[BEGIN Given information]

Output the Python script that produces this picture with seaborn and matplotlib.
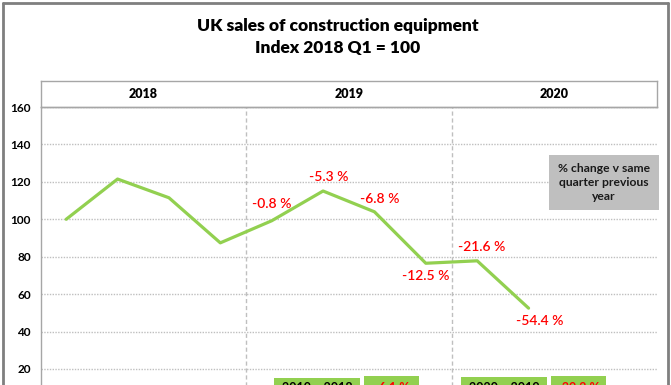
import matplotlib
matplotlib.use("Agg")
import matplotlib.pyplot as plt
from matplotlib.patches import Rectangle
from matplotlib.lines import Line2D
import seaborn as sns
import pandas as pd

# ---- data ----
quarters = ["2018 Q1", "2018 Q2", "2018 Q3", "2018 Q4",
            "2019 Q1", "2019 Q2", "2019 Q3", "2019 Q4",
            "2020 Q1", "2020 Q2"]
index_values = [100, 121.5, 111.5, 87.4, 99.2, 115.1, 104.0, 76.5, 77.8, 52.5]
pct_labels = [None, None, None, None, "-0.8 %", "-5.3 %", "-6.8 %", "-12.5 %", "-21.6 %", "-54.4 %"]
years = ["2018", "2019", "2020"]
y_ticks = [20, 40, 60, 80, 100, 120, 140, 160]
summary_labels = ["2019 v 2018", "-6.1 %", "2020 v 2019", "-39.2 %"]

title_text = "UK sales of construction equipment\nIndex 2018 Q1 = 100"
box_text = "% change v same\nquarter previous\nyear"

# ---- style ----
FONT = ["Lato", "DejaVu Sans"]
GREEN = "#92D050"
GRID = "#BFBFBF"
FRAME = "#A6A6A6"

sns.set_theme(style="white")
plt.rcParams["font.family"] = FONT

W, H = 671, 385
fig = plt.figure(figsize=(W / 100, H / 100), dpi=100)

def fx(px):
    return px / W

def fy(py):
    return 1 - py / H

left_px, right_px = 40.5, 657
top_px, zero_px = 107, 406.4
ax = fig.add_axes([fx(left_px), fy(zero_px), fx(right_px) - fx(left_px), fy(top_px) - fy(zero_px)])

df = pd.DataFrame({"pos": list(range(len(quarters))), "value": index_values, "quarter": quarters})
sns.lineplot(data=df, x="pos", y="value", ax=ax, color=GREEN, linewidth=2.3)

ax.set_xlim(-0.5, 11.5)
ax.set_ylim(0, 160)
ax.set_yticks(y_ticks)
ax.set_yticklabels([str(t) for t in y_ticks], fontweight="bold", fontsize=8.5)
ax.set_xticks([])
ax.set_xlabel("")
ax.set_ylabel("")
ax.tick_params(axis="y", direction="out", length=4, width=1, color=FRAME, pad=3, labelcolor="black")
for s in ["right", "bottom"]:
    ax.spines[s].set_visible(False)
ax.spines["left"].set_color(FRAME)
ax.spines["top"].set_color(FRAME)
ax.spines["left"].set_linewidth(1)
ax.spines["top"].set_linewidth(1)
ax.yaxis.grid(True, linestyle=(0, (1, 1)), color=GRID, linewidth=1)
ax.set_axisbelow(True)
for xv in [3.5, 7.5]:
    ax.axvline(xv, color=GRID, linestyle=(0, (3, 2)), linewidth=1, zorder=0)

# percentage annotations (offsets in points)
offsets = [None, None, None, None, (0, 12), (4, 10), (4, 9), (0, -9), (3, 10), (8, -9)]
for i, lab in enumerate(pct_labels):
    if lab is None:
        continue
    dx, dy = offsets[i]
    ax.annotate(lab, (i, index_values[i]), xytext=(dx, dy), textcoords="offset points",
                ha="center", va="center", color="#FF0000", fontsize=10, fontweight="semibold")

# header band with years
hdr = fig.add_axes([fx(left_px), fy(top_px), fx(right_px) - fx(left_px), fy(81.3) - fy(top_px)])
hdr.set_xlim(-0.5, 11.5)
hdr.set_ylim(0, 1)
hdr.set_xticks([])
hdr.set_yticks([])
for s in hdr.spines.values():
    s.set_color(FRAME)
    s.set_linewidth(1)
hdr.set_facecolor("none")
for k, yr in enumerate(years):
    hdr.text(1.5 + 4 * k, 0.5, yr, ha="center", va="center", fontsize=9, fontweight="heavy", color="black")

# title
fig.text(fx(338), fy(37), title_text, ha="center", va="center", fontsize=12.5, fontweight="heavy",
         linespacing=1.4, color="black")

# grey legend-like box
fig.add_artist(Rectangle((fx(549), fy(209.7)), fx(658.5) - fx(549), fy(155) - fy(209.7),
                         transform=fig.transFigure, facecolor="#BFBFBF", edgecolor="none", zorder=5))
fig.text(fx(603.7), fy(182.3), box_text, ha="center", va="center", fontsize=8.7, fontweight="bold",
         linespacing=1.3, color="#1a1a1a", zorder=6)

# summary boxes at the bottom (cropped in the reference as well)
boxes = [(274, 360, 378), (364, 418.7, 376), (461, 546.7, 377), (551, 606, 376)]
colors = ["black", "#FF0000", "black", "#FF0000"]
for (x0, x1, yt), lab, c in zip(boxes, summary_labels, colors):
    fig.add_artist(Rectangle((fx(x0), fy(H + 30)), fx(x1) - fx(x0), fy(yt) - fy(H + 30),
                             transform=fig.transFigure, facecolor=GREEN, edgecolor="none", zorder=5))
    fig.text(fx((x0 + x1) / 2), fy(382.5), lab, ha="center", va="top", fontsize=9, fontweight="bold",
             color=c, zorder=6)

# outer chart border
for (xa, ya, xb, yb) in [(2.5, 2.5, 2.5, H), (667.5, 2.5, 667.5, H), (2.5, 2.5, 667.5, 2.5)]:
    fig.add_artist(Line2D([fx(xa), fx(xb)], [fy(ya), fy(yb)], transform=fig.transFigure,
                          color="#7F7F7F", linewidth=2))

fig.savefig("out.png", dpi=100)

[END Given information]

Copy the listing word for word, excluding its pictures.

Output the Python script that produces this picture with seaborn and matplotlib.
import matplotlib
matplotlib.use("Agg")
import matplotlib.pyplot as plt
from matplotlib.patches import Rectangle
from matplotlib.lines import Line2D
import seaborn as sns
import pandas as pd

# ---- data ----
quarters = ["2018 Q1", "2018 Q2", "2018 Q3", "2018 Q4",
            "2019 Q1", "2019 Q2", "2019 Q3", "2019 Q4",
            "2020 Q1", "2020 Q2"]
index_values = [100, 121.5, 111.5, 87.4, 99.2, 115.1, 104.0, 76.5, 77.8, 52.5]
pct_labels = [None, None, None, None, "-0.8 %", "-5.3 %", "-6.8 %", "-12.5 %", "-21.6 %", "-54.4 %"]
years = ["2018", "2019", "2020"]
y_ticks = [20, 40, 60, 80, 100, 120, 140, 160]
summary_labels = ["2019 v 2018", "-6.1 %", "2020 v 2019", "-39.2 %"]

title_text = "UK sales of construction equipment\nIndex 2018 Q1 = 100"
box_text = "% change v same\nquarter previous\nyear"

# ---- style ----
FONT = ["Lato", "DejaVu Sans"]
GREEN = "#92D050"
GRID = "#BFBFBF"
FRAME = "#A6A6A6"

sns.set_theme(style="white")
plt.rcParams["font.family"] = FONT

W, H = 671, 385
fig = plt.figure(figsize=(W / 100, H / 100), dpi=100)

def fx(px):
    return px / W

def fy(py):
    return 1 - py / H

left_px, right_px = 40.5, 657
top_px, zero_px = 107, 406.4
ax = fig.add_axes([fx(left_px), fy(zero_px), fx(right_px) - fx(left_px), fy(top_px) - fy(zero_px)])

df = pd.DataFrame({"pos": list(range(len(quarters))), "value": index_values, "quarter": quarters})
sns.lineplot(data=df, x="pos", y="value", ax=ax, color=GREEN, linewidth=2.3)

ax.set_xlim(-0.5, 11.5)
ax.set_ylim(0, 160)
ax.set_yticks(y_ticks)
ax.set_yticklabels([str(t) for t in y_ticks], fontweight="bold", fontsize=8.5)
ax.set_xticks([])
ax.set_xlabel("")
ax.set_ylabel("")
ax.tick_params(axis="y", direction="out", length=4, width=1, color=FRAME, pad=3, labelcolor="black")
for s in ["right", "bottom"]:
    ax.spines[s].set_visible(False)
ax.spines["left"].set_color(FRAME)
ax.spines["top"].set_color(FRAME)
ax.spines["left"].set_linewidth(1)
ax.spines["top"].set_linewidth(1)
ax.yaxis.grid(True, linestyle=(0, (1, 1)), color=GRID, linewidth=1)
ax.set_axisbelow(True)
for xv in [3.5, 7.5]:
    ax.axvline(xv, color=GRID, linestyle=(0, (3, 2)), linewidth=1, zorder=0)

# percentage annotations (offsets in points)
offsets = [None, None, None, None, (0, 12), (4, 10), (4, 9), (0, -9), (3, 10), (8, -9)]
for i, lab in enumerate(pct_labels):
    if lab is None:
        continue
    dx, dy = offsets[i]
    ax.annotate(lab, (i, index_values[i]), xytext=(dx, dy), textcoords="offset points",
                ha="center", va="center", color="#FF0000", fontsize=10, fontweight="semibold")

# header band with years
hdr = fig.add_axes([fx(left_px), fy(top_px), fx(right_px) - fx(left_px), fy(81.3) - fy(top_px)])
hdr.set_xlim(-0.5, 11.5)
hdr.set_ylim(0, 1)
hdr.set_xticks([])
hdr.set_yticks([])
for s in hdr.spines.values():
    s.set_color(FRAME)
    s.set_linewidth(1)
hdr.set_facecolor("none")
for k, yr in enumerate(years):
    hdr.text(1.5 + 4 * k, 0.5, yr, ha="center", va="center", fontsize=9, fontweight="heavy", color="black")

# title
fig.text(fx(338), fy(37), title_text, ha="center", va="center", fontsize=12.5, fontweight="heavy",
         linespacing=1.4, color="black")

# grey legend-like box
fig.add_artist(Rectangle((fx(549), fy(209.7)), fx(658.5) - fx(549), fy(155) - fy(209.7),
                         transform=fig.transFigure, facecolor="#BFBFBF", edgecolor="none", zorder=5))
fig.text(fx(603.7), fy(182.3), box_text, ha="center", va="center", fontsize=8.7, fontweight="bold",
         linespacing=1.3, color="#1a1a1a", zorder=6)

# summary boxes at the bottom (cropped in the reference as well)
boxes = [(274, 360, 378), (364, 418.7, 376), (461, 546.7, 377), (551, 606, 376)]
colors = ["black", "#FF0000", "black", "#FF0000"]
for (x0, x1, yt), lab, c in zip(boxes, summary_labels, colors):
    fig.add_artist(Rectangle((fx(x0), fy(H + 30)), fx(x1) - fx(x0), fy(yt) - fy(H + 30),
                             transform=fig.transFigure, facecolor=GREEN, edgecolor="none", zorder=5))
    fig.text(fx((x0 + x1) / 2), fy(382.5), lab, ha="center", va="top", fontsize=9, fontweight="bold",
             color=c, zorder=6)

# outer chart border
for (xa, ya, xb, yb) in [(2.5, 2.5, 2.5, H), (667.5, 2.5, 667.5, H), (2.5, 2.5, 667.5, 2.5)]:
    fig.add_artist(Line2D([fx(xa), fx(xb)], [fy(ya), fy(yb)], transform=fig.transFigure,
                          color="#7F7F7F", linewidth=2))

fig.savefig("out.png", dpi=100)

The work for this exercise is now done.